(DES)CULPA E (IN)JUSTIÇA
Até provas em contrário, em caso de asneira ou crime, o indivíduo
é considerado inocente. Funciona assim a regra dos sistemas de justiça das
sociedades evoluídas. Daqui se depreende que julgamentos prévios e precipitados
são antissistema. O antissistema da praça pública, das redes sociais, virtuais
ou concretas, é prolífero em julgamentos baseados no saber popular do “onde há
fumo, há fogo” e assentes em preconceitos de vária ordem. Do rumor à absolvição
há tantas vezes um percurso que fica a meio que, mesmo chegando-se à última
etapa no sistema legal das regras para uma sociedade que se deseja mais segura,
a condenação que fica pelo caminho é quase tão definitiva como aplicada, tal
qual uma sentença com pena paga por conta.
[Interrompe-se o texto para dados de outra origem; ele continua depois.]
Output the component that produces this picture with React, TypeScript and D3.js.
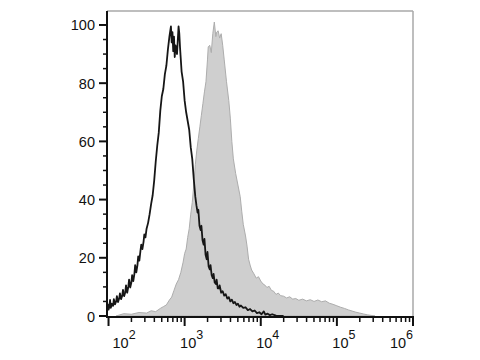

Julgar é, também, penalizar alguém
que se considera culpado de situações criadas, coisa que podem fazer os
eleitores quando julgam as actuações de governo e oposições nos momentos
eleitorais.
Temos a decorrer no nosso país vários casos de justiça e,
curiosamente, os que são maiores em número de envolvidos e impacto público até
têm nomes que utilizam expressões muito criativas e próximas do sistema da
metáfora. Também temos as comissões de inquérito parlamentares na ordem do dia,
aparentemente também com um tipo de processo similar ao da Justiça, no sentido
de se apurar a culpa. Curiosamente, destes tribunais especiais que se formam
com quem representa os eleitores portugueses na Assembleia que legisla o
sistema em que vivemos, o caminho ou processo de averiguações assume uma
preponderância especial, com muito mais relevância dada ao discurso do que ao
facto. São excelentes oportunidades para exercícios de retórica e dialéctica,
que comportamentos na restante vida parlamentar poderiam emular. Mas o nível de
argumentação e discurso de quem tenta procurar, por definição do que é ser
oposição, a culpa de uma determinada falha (uma versão de crime), tem-se
revelado tão estranho quanto baixo, por assumir estilos a que nos habituámos
serem mais usados por quem nunca teve responsabilidades governativas e se
especializou, a nível nacional, em ser oposição que, mais do que fiscalizar a
acção dos governos, se reclama ser a voz dos mais imediatamente prejudicados
por determinadas opções, nem que estas sejam em nome de projecções que, mais
cedo ou mais tarde, os poderão vir a beneficiar. Aliás, esse estilo de
protesto, de contestação e reivindicação, terá dado origem a várias estruturas
corporativas que se integram no sistema e, até certo ponto, o ajudam a manter o
equilíbrio necessário.
Encontramo-nos politicamente a nível nacional numa situação
inédita de governação à esquerda, mas o Alentejo é a região em que a nível
local a situação já tem a idade da Democracia portuguesa. Talvez fosse
interessante os demais Portugueses – e porque não os Alentejanos mais
distraídos – pensarem um pouco nas semelhanças das formas de governo, decisão e
aplicação de princípios ideológicos (que qualquer político por mais
independente que seja deverá ter, sob pena de não ser então um político) dos Executivos
das várias “cores”. Das mais habituais no poder central, às mais distantes e
ainda assim relevantes no poder local. Talvez este exercício – que requer muita
atenção a programas eleitorais, editais e decisões aplicadas – nos faça
reequacionar socialmente os processos de decisões precipitadas de culpa, na
descoberta da desculpa fácil e no cuidado em distinguir a aplicação do que se
faz em nome da justiça ou do que se recusa por se considerar injustiça. A quase
seis meses das próximas eleições, os Portugueses em geral e os Alentejanos em
particular vão ter oportunidade de se pronunciar sobre quem mais próximo os
governa. E aqui o Alentejanos, face à novidade da situação nacional, podem
dizer que conhecem (se procurarem conhecer mesmo) a governação à esquerda, e
estão 40 anos adiantados. Até para a semana.